In 1939, a new model RCA Victor projector was introduced. In 1948, Shankweiler's installed speaker poles and car speakers. Hurricane Diane in 1955 caused severe damage to the screen and projection booth at Shankweiler's, prompting the construction of a new snack bar/projection booth and installation of a new CinemaScope movie screen.

The Shankweiler family continued to run the businesses, selling the restaurant in the mid-1950s. Shankweiler died in 1963 and the drive-in was sold in 1965 to Robert Malkames who had been leasing it for several years prior. Under Malkames' ownership, the theater in 1982 adopted micro-vicinity AM radio broadcasting to deliver movie soundtracks to patrons, though the car speakers remained in place.

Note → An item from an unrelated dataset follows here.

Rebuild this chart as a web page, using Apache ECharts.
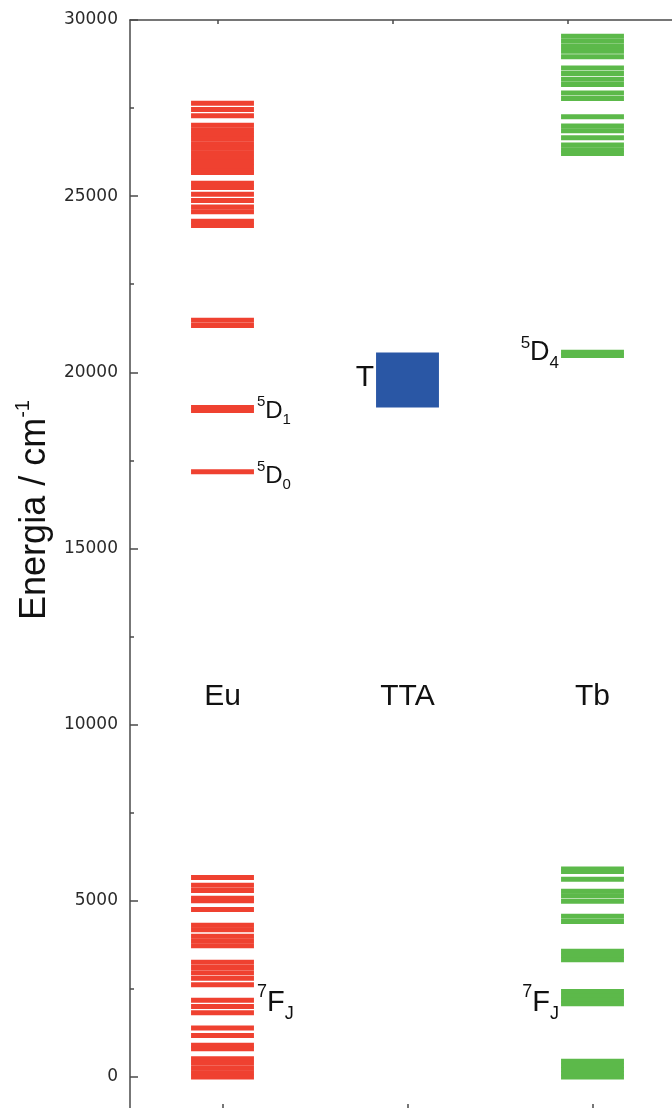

Malkames sold Shankweiler's to Paul and Susan Geissinger in 1984. Paul Geissinger had worked at Shankweiler's since 1971, beginning shortly after his high school graduation. In 1986, Shankweiler's became an early adopter of delivering movie sound via FM broadcast stereo; although their website describes them as "the 1st Drive-in to feature audio in FM broadcast Stereo," the Dromana 3 Drive-In in Melbourne, Australia had introduced FM stereo two years earlier in 1984. Later, Shankweiler's sound system was upgraded in 2002, and featured fully digital video projection and sound equipment in 2013. The 2013 conversion to digital cost $120,000 and was necessary to continue showing new releases, which would no longer be distributed in 35 mm.

In 2005 and again in 2010, Shankweiler's was used as a filming location for the movies Rounding First and Bereavement. In 2015, the Geissingers listed Shankweiler's Drive-In for sale, and then re-listed it for sale in 2018, with an asking price of $1.2 million.

In November 2022, the theater was sold for $1.05 million to Matthew McClanahan and Lauren McChesney of The Moving Picture Cinema, a mobile movie theater based out of Allentown, Pennsylvania. The theater resumed operations and is now open year-round. In April, 2024 the drive-in celebrated its 90th anniversary.